22 Somewhat Random Bits of (Mostly Tech Career) Advice From Dave
Not in any order, or theme, just 22 thoughts from Dave.
Welcome to my newsletter! I'm Dave Anderson, an ex-Amazon Tech Director and GM. I write this newsletter I've called Scarlet Ink, which is a weekly newsletter on tech industry careers and tactical leadership advice.
Free members can read some amount of each article, while paid members can read the full article. For some, part of the article is plenty! But if you'd like to read more, I'd love you to consider becoming a paid member.
If you get a good mentor someday, I advise that you enter that meeting with a few specific topics. It doesn't need to be a precise question, but at least some direction is useful. For example, "I feel like I have a lot of work piled up, and I need some advice on how to organize it and get out from beneath it."
That's a great starting point because they can talk about prioritization, work/life balance, and a variety of other fun topics.
But what frequently happened in my experience is that after getting my approval to be my mentee, they'd walk into my office and sit down for their first meeting.
"Ok! So this is our first mentorship meeting!" I said. "What do you want to discuss?"
Cue slightly confused and panicked look.
"Well, um, I'd like to hear your thoughts on what I should do better, and how to advance in my career."
My first advice was usually a prescriptive description of how someone asking for mentorship should come prepared with a list of questions, because that would make the experience more valuable.
But after that, as I jokingly said to a few mentees, "I'm comfortable just rambling, so I'll do that."
And that's what I'd do. I'd give advice and thoughts on a variety of topics, and they'd write things down, and at least pretend that it was a valuable use of their time.
That's what I'm doing today. I decided to just write what came into my mind. And I did that, twenty-two times.
I hope you enjoy!
One
I'm suspicious (and not sure how to feel about it) that a significant portion of my success over the years was due to my emotional intelligence.
- I knew when to question a senior leader and impress them and when to keep my head down and shut up.
- I could congratulate someone without being condescending.

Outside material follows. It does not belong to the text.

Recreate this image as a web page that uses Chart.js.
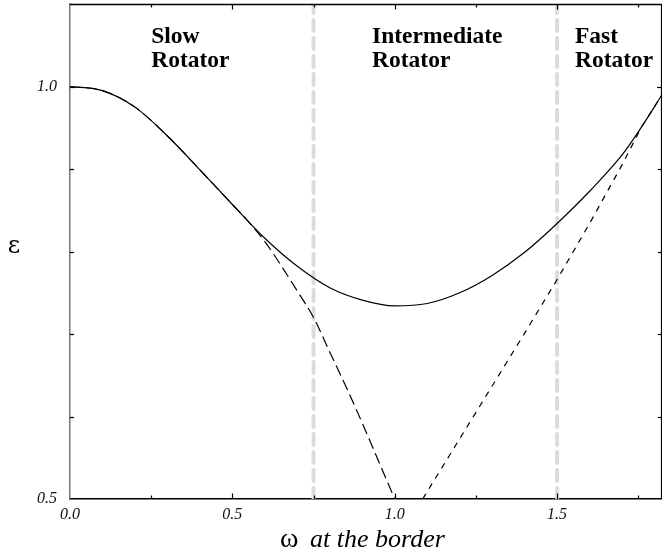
<!DOCTYPE html>
<html><head><meta charset="utf-8">
<script src="https://cdn.jsdelivr.net/npm/chart.js@4"></script>
<style>html,body{margin:0;padding:0;background:#fff}#wrap{width:662px;height:552px}</style>
</head><body>
<div id="wrap"><canvas id="c"></canvas></div>
<script>
// ---- data ----
const solidX = [0, 0.1, 0.2, 0.3, 0.4, 0.5, 0.6, 0.7, 0.8, 0.9, 1.0, 1.1, 1.2, 1.3, 1.4, 1.5, 1.6, 1.7, 1.76, 1.823];
const solidY = [1.0, 0.995, 0.975, 0.94, 0.899, 0.857, 0.816, 0.782, 0.756, 0.741, 0.734, 0.737, 0.750, 0.771, 0.799, 0.834, 0.873, 0.917, 0.951, 0.99];
const longDashX = [0, 0.1, 0.2, 0.3, 0.4, 0.5, 0.55, 0.6, 0.65, 0.7, 0.75, 0.8, 0.85, 0.9, 0.95, 1.0];
const longDashY = [1.0, 0.995, 0.975, 0.94, 0.899, 0.857, 0.836, 0.812, 0.783, 0.752, 0.72, 0.678, 0.636, 0.592, 0.546, 0.5];
const shortDashX = [1.086, 1.2, 1.3, 1.4, 1.5, 1.6, 1.7, 1.76, 1.823];
const shortDashY = [0.5, 0.573, 0.637, 0.701, 0.766, 0.834, 0.905, 0.951, 0.99];
const regionBorders = [0.75, 1.5];
const regionNames = [["Slow", "Rotator"], ["Intermediate", "Rotator"], ["Fast", "Rotator"]];
const regionStarts = [0.25, 0.93, 1.555];
const xTickLabels = ["0.0", "0.5", "1.0", "1.5"];
const yTickLabels = ["0.5", "1.0"];
const xTitleSymbol = "ω";
const xTitleText = "at the border";
const yTitle = "ε";

const pts = (xs, ys) => xs.map((x, i) => ({x: x, y: ys[i]}));

const datasets = [
  {data: pts(solidX, solidY), borderColor: '#000', borderWidth: 1.2, cubicInterpolationMode: 'monotone'},
  {data: pts(longDashX, longDashY), borderColor: '#000', borderWidth: 1.2, borderDash: [11, 5], cubicInterpolationMode: 'monotone'},
  {data: pts(shortDashX, shortDashY), borderColor: '#000', borderWidth: 1.2, borderDash: [6, 6]}
];
regionBorders.forEach(b => datasets.push({
  data: [{x: b, y: 0.5}, {x: b, y: 1.1}],
  borderColor: '#dcdcdc', borderWidth: 4, borderDash: [11, 7], borderCapStyle: 'round'
}));

const decor = {
  id: 'decor',
  afterDraw(chart) {
    const ctx = chart.ctx, a = chart.chartArea, xs = chart.scales.x, ys = chart.scales.y;
    ctx.save();
    // frame top / right
    ctx.strokeStyle = '#000'; ctx.lineWidth = 1.5;
    ctx.beginPath(); ctx.moveTo(a.left, a.top + 0.5); ctx.lineTo(a.right, a.top + 0.5); ctx.stroke();
    ctx.lineWidth = 1.2;
    ctx.beginPath(); ctx.moveTo(a.right - 0.5, a.top); ctx.lineTo(a.right - 0.5, a.bottom); ctx.stroke();
    // inward ticks
    ctx.lineWidth = 1.2; ctx.strokeStyle = '#000';
    xs.ticks.forEach(t => {
      const lbl = t.value.toFixed(1);
      const major = Math.abs(t.value * 2 - Math.round(t.value * 2)) < 1e-6 && xTickLabels.includes(lbl);
      const len = major ? 5.5 : 3.5;
      const px = Math.round(xs.getPixelForValue(t.value)) + 0.5;
      if (px <= a.left + 1 || px >= a.right - 1) return;
      ctx.beginPath(); ctx.moveTo(px, a.bottom); ctx.lineTo(px, a.bottom - len); ctx.stroke();
      ctx.beginPath(); ctx.moveTo(px, a.top); ctx.lineTo(px, a.top + len); ctx.stroke();
    });
    ys.ticks.forEach(t => {
      const py = Math.round(ys.getPixelForValue(t.value)) + 0.5;
      if (py <= a.top + 1 || py >= a.bottom - 1) return;
      const major = yTickLabels.includes(t.value.toFixed(1));
      const len = major ? 5 : 4;
      ctx.beginPath(); ctx.moveTo(a.left, py); ctx.lineTo(a.left + len, py); ctx.stroke();
      ctx.beginPath(); ctx.moveTo(a.right, py); ctx.lineTo(a.right - len, py); ctx.stroke();
    });
    // region labels
    ctx.fillStyle = '#000';
    ctx.font = 'bold 23.5px "Liberation Serif"';
    ctx.textAlign = 'left'; ctx.textBaseline = 'alphabetic';
    regionNames.forEach((lines, i) => {
      const px = xs.getPixelForValue(regionStarts[i]);
      const py = ys.getPixelForValue(1.053);
      lines.forEach((s, j) => ctx.fillText(s, px, py + j * 24.5));
    });
    // x title
    ctx.font = '28px "Liberation Serif"';
    const w1 = ctx.measureText(xTitleSymbol).width;
    const sx = 280;
    ctx.fillText(xTitleSymbol, sx, 547);
    ctx.font = 'italic 26px "Liberation Serif"';
    ctx.fillText(xTitleText, 310, 547);
    // y title
    ctx.font = '24px "DejaVu Serif"';
    ctx.textAlign = 'center';
    ctx.fillText(yTitle, 14, 253);
    ctx.restore();
  }
};

new Chart(document.getElementById('c'), {
  type: 'scatter',
  data: {datasets: datasets},
  options: {
    responsive: true, maintainAspectRatio: false, animation: false,
    layout: {padding: {top: 4, right: 0, left: 0, bottom: 0}},
    elements: {point: {radius: 0, hoverRadius: 0}, line: {fill: false}},
    datasets: {scatter: {showLine: true}},
    plugins: {legend: {display: false}, tooltip: {enabled: false}},
    scales: {
      x: {
        type: 'linear', min: 0, max: 1.823, position: 'bottom',
        afterFit: s => { s.height = 53; s.paddingLeft = 0; s.paddingRight = 0; },
        grid: {display: false, drawTicks: false},
        border: {display: true, color: '#000', width: 1.5},
        ticks: {
          stepSize: 0.25, includeBounds: false, padding: 6, maxRotation: 0, autoSkip: false,
          color: '#111', font: {family: '"Liberation Serif"', size: 16, style: 'italic'},
          callback: v => {
            const s = Number(v).toFixed(1);
            return (Math.abs(v * 2 - Math.round(v * 2)) < 1e-6 && xTickLabels.includes(s)) ? s : '';
          }
        }
      },
      y: {
        type: 'linear', min: 0.5, max: 1.1,
        afterFit: s => { s.width = 70; s.paddingTop = 0; s.paddingBottom = 0; },
        grid: {display: false, drawTicks: false},
        border: {display: true, color: '#777', width: 1.5},
        ticks: {
          stepSize: 0.1, includeBounds: false, padding: 13, autoSkip: false,
          color: '#111', font: {family: '"Liberation Serif"', size: 16, style: 'italic'},
          callback: v => {
            const s = Number(v).toFixed(1);
            return yTickLabels.includes(s) ? s : '';
          }
        }
      }
    }
  },
  plugins: [decor]
});
</script>
</body></html>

- I knew what phrasing to use with an important person to make them happy with our progress (even if our progress wasn't great).
- I knew that most projects could be neglected safely. But also could identify the few which needed to be watched over like a hawk in a way that my leadership team could see that I cared.
A significant portion of all of these was about reading people, and anticipating what mattered to the important people, and what didn't.
Two
If you're building something fancy and complex and exciting, 80% of the time you're overbuilding. There's probably a wildly simpler or easier solution that will get you 90% of the expected value. Even better, that simpler/easier solution is almost certainly cheaper to maintain.
Three
If you're an awesome engineer on my team, I will surely lean on you to do the most technically complex projects.
If you're a moderately (at least) talented engineer with great communication skills, I will surely lean on you to do the most organizationally complex projects because those require a lot of cross-team discussions.
Sometimes this leads to the moderately talented engineer with communication skills to be promoted first, because they worked on the big visible projects. They're also frequently turned into managers when needed, which is another potential path to career growth.
Decent engineers with great communication skills were just as rare as an engineer with great technical skills, and they're equivalently valuable for career growth.
Four
Understanding process is a good thing. You should (at a high level) understand the basics of what Agile and Waterfall and Scrum and Kanban do for an organization. What they optimize for. Their downsides. If you get obsessed over the nitty gritty specific details of any process, you're probably optimizing for process far more than for results. The why behind the process is the key thing you need to understand.
For example, it's critically important to set your sprint commitment based on actual velocity, not your estimates. You need to understand why that difference is the linchpin for a successful agile process. I was amazed at how many people tried to implement a variety of agile without understanding this point.
Five
Early career folk should care less about their current income, and more about tech exposure. In the careerspan of a software engineer, you'll advance far more (and make far more) if you learn a variety of popular technologies. Those engineers who were hired (at good pay perhaps) to work on custom internal tech only used by one company? They have serious career problems in the long run.
If your tech isn't widely used across the industry, you probably need to find another job. I feel so bad for those people I interviewed who continually used acronyms and tech solutions that were internal only to their current company. Unless they were brilliant, changing companies was like starting their career over.